In the Topkapi Palace Museum, there is a complete set of eight bands dating from the year AH 1256/1840 AD. Each of these terminate with a roundel containing Qur'an.XVII, sura al-Isra, v.84. It is only on later examples, such as a hizam dated to AH 1307/1890 AD, that there is a roundel containing the same names of Allah which are inscribed on the present lot (Hülya Tezcan, Sacred Covers of Islam’s Holy Shrines with samples from the Topkapi Palace, Istanbul, 2017, p.283, cat.67). Another hizam, also in the Topkapi Palace, ends with a similar roundel, though the sparser inscription and wider borders suggest that our example predates it (Hülya Tezcan, op.cit., p.284, cat.68).
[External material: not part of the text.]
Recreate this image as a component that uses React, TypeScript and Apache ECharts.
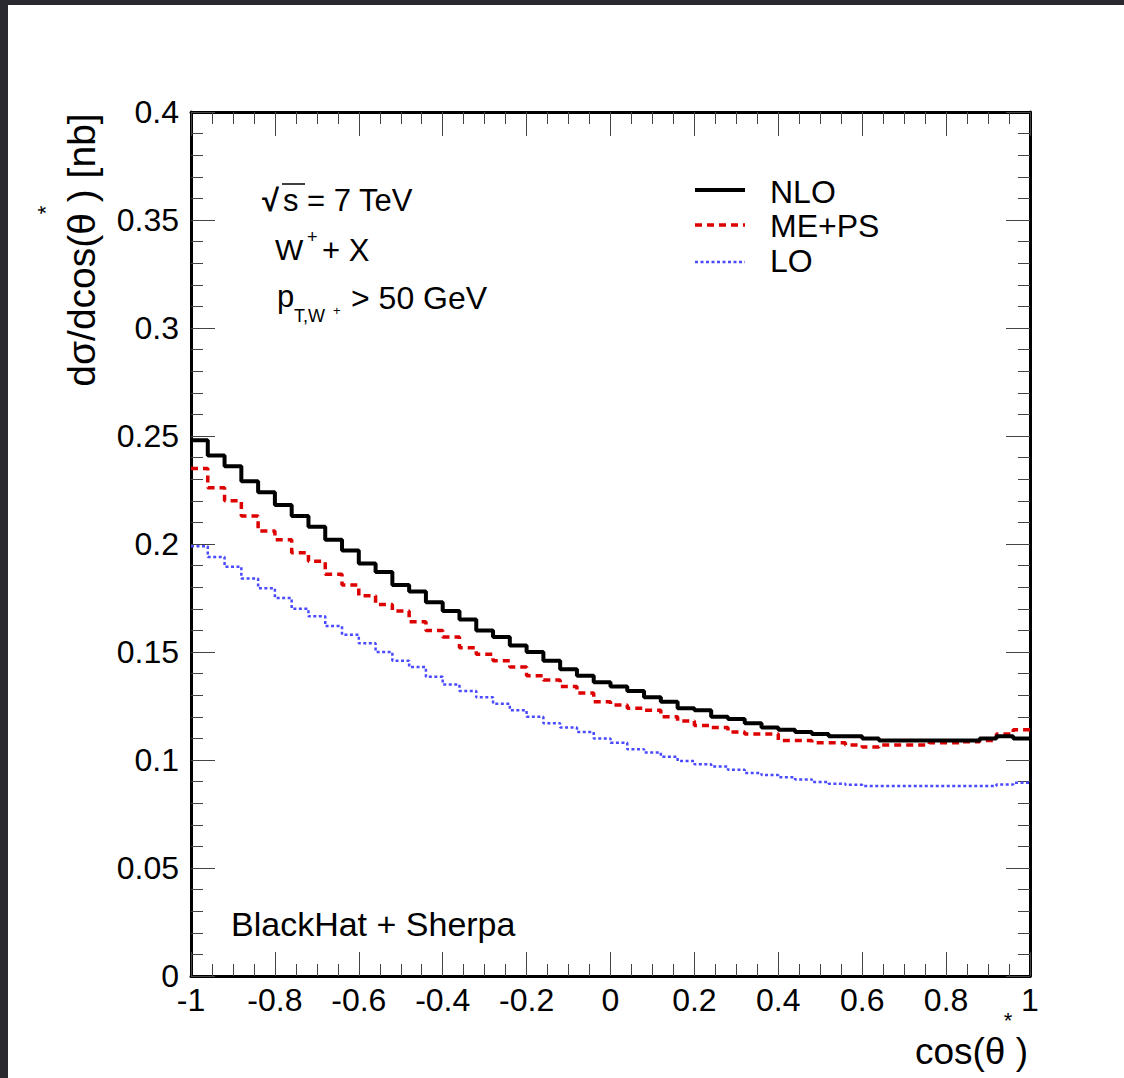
import React, { useEffect, useRef } from "react";
import * as echarts from "echarts";

// ---- data ----
const X_MIN = -1;
const X_MAX = 1;
const BIN_WIDTH = 0.04;
const X_TICKS = ["-1", "-0.8", "-0.6", "-0.4", "-0.2", "0", "0.2", "0.4", "0.6", "0.8", "1"];
const Y_TICKS = ["0", "0.05", "0.1", "0.15", "0.2", "0.25", "0.3", "0.35", "0.4"];

const NLO = [
  0.248, 0.241, 0.236, 0.229, 0.224, 0.218, 0.213, 0.208, 0.202, 0.197,
  0.191, 0.187, 0.181, 0.178, 0.173, 0.169, 0.165, 0.160, 0.157, 0.153,
  0.150, 0.146, 0.142, 0.139, 0.136, 0.134, 0.132, 0.129, 0.127, 0.124,
  0.123, 0.120, 0.119, 0.117, 0.115, 0.114, 0.113, 0.112, 0.111, 0.111,
  0.110, 0.109, 0.109, 0.109, 0.109, 0.109, 0.109, 0.110, 0.111, 0.110,
];
const MEPS = [
  0.235, 0.226, 0.220, 0.213, 0.206, 0.202, 0.196, 0.192, 0.186, 0.181,
  0.176, 0.172, 0.169, 0.164, 0.160, 0.157, 0.152, 0.149, 0.146, 0.143,
  0.139, 0.137, 0.134, 0.131, 0.127, 0.1255, 0.124, 0.123, 0.120, 0.118,
  0.116, 0.115, 0.113, 0.112, 0.112, 0.109, 0.109, 0.108, 0.108, 0.107,
  0.106, 0.107, 0.107, 0.107, 0.108, 0.108, 0.1085, 0.109, 0.112, 0.114,
];
const LO = [
  0.199, 0.194, 0.1895, 0.184, 0.1795, 0.175, 0.170, 0.1665, 0.162, 0.158,
  0.154, 0.150, 0.146, 0.143, 0.1385, 0.135, 0.132, 0.129, 0.126, 0.123,
  0.120, 0.117, 0.115, 0.113, 0.110, 0.108, 0.105, 0.1035, 0.1015, 0.0995,
  0.098, 0.097, 0.0955, 0.094, 0.093, 0.092, 0.091, 0.0898, 0.089, 0.0885,
  0.088, 0.088, 0.088, 0.088, 0.088, 0.088, 0.088, 0.088, 0.0887, 0.0895,
];

const FONT = "Liberation Sans, Arial, Helvetica, sans-serif";

function histPoints(values: number[]) {
  const pts: number[][] = values.map((v, i) => [+(X_MIN + i * BIN_WIDTH).toFixed(4), v]);
  pts.push([X_MAX, values[values.length - 1]]);
  return pts;
}

function fmtTick(list: string[]) {
  return (v: number) => {
    const s = String(+v.toFixed(2));
    const f = list.find((t) => +t === +s);
    return f !== undefined ? f : s;
  };
}

export default function App() {
  const ref = useRef<HTMLDivElement>(null);

  useEffect(() => {
    if (!ref.current) return;
    const chart = echarts.init(ref.current, undefined, { renderer: "svg" });

    const tickColor = "#444";
    const baseX = {
      type: "value",
      min: X_MIN,
      max: X_MAX,
      interval: 0.2,
      axisLine: { show: true, onZero: false, lineStyle: { color: "#000", width: 3 } },
      axisTick: { show: true, inside: true, length: 24, lineStyle: { color: tickColor, width: 1 } },
      minorTick: { show: true, splitNumber: 4, length: 12, lineStyle: { color: tickColor, width: 1 } },
      splitLine: { show: false },
      minorSplitLine: { show: false },
    };
    const baseY = {
      type: "value",
      min: 0,
      max: 0.4,
      interval: 0.05,
      axisLine: { show: true, onZero: false, lineStyle: { color: "#000", width: 3 } },
      axisTick: { show: true, inside: true, length: 24, lineStyle: { color: tickColor, width: 1 } },
      minorTick: { show: true, splitNumber: 5, length: 12, lineStyle: { color: tickColor, width: 1 } },
      splitLine: { show: false },
      minorSplitLine: { show: false },
    };

    const txt = (text: string, x: number, y: number, size: number, extra: any = {}) => ({
      type: "text",
      x,
      y,
      z: 100,
      ...extra,
      style: {
        text,
        fill: "#000",
        fontFamily: FONT,
        fontSize: size,
        align: "left",
        verticalAlign: "middle",
        ...(extra.style || {}),
      },
    });

    chart.setOption({
      animation: false,
      backgroundColor: "#fff",
      grid: { left: 191, top: 112, width: 839, height: 864, containLabel: false },
      xAxis: [
        {
          ...baseX,
          position: "bottom",
          axisLabel: {
            show: true,
            color: "#000",
            fontFamily: FONT,
            fontSize: 32,
            margin: 8,
            formatter: fmtTick(X_TICKS),
          },
        },
        { ...baseX, position: "top", axisLabel: { show: false } },
      ],
      yAxis: [
        {
          ...baseY,
          position: "left",
          axisLabel: {
            show: true,
            color: "#000",
            fontFamily: FONT,
            fontSize: 32,
            margin: 12,
            formatter: fmtTick(Y_TICKS),
          },
        },
        { ...baseY, position: "right", axisLabel: { show: false } },
      ],
      series: [
        {
          name: "LO",
          type: "line",
          step: "end",
          xAxisIndex: 0,
          yAxisIndex: 0,
          symbol: "none",
          data: histPoints(LO),
          lineStyle: { color: "#4a4aff", width: 2.5, type: [3, 2.5] },
          z: 3,
        },
        {
          name: "ME+PS",
          type: "line",
          step: "end",
          xAxisIndex: 0,
          yAxisIndex: 0,
          symbol: "none",
          data: histPoints(MEPS),
          lineStyle: { color: "#dd0000", width: 3.5, type: [7, 5] },
          z: 4,
        },
        {
          name: "NLO",
          type: "line",
          step: "end",
          xAxisIndex: 0,
          yAxisIndex: 0,
          symbol: "none",
          data: histPoints(NLO),
          lineStyle: { color: "#000", width: 4 },
          z: 5,
        },
      ],
      graphic: [
        // dark frame edges
        { type: "rect", shape: { x: 0, y: 0, width: 1124, height: 5 }, style: { fill: "#2a2930" }, z: 200 },
        { type: "rect", shape: { x: 0, y: 0, width: 8, height: 1078 }, style: { fill: "#2a2930" }, z: 200 },
        // y axis title
        txt("dσ/dcos(θ ) [nb]", 81, 250, 39, { rotation: Math.PI / 2, style: { align: "center" } }),
        txt("*", 45, 210, 22, { rotation: Math.PI / 2, style: { align: "center" } }),
        // x axis title
        txt("cos(θ )", 1028, 1051, 37, { style: { align: "right" } }),
        txt("*", 1008, 1020, 22, { style: { align: "center" } }),
        // annotations
        txt("√", 262, 200, 31, { style: { fontWeight: "bold" } }),
        { type: "line", shape: { x1: 282, y1: 184, x2: 305, y2: 184 }, style: { stroke: "#000", lineWidth: 1.5 }, z: 100 },
        txt("s = 7 TeV", 283, 200, 31),
        txt("W", 275, 249, 30),
        txt("+", 307, 237, 18),
        txt("+ X", 322, 250, 31),
        txt("p", 277, 296, 31),
        txt("T,W", 294, 316, 18),
        txt("+", 333, 310, 13),
        txt("> 50 GeV", 351, 298, 32),
        txt("BlackHat + Sherpa", 231, 924, 34),
        // legend
        { type: "line", shape: { x1: 695, y1: 190, x2: 745, y2: 190 }, style: { stroke: "#000", lineWidth: 4 }, z: 100 },
        { type: "line", shape: { x1: 695, y1: 225, x2: 745, y2: 225 }, style: { stroke: "#dd0000", lineWidth: 3.5, lineDash: [7, 5] }, z: 100 },
        { type: "line", shape: { x1: 695, y1: 262, x2: 745, y2: 262 }, style: { stroke: "#4a4aff", lineWidth: 2.5, lineDash: [3, 2.5] }, z: 100 },
        txt("NLO", 770, 192, 32),
        txt("ME+PS", 770, 226, 32),
        txt("LO", 770, 261, 32),
      ],
    });

    return () => chart.dispose();
  }, []);

  return (
    <div
      ref={ref}
      style={{ position: "fixed", left: 0, top: 0, width: 1124, height: 1078, background: "#fff" }}
    />
  );
}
Possibly closest of all is the example in the Nasser D. Khalili Collection, which hung on the Ka’aba in the late 19th century and has a similar border design (acc.no. TXT 251). The presence of other roundels, cut from their original setting, in the Topkapi Palace also demonstrates that a hizam was often cut up when it was taken down to be distributed among distinguished pilgrims and dignitaries (Hülya Tezcan, op.cit., p.77, fig.46). A similar example was sold in these Rooms, 7 April 2021, lot 11.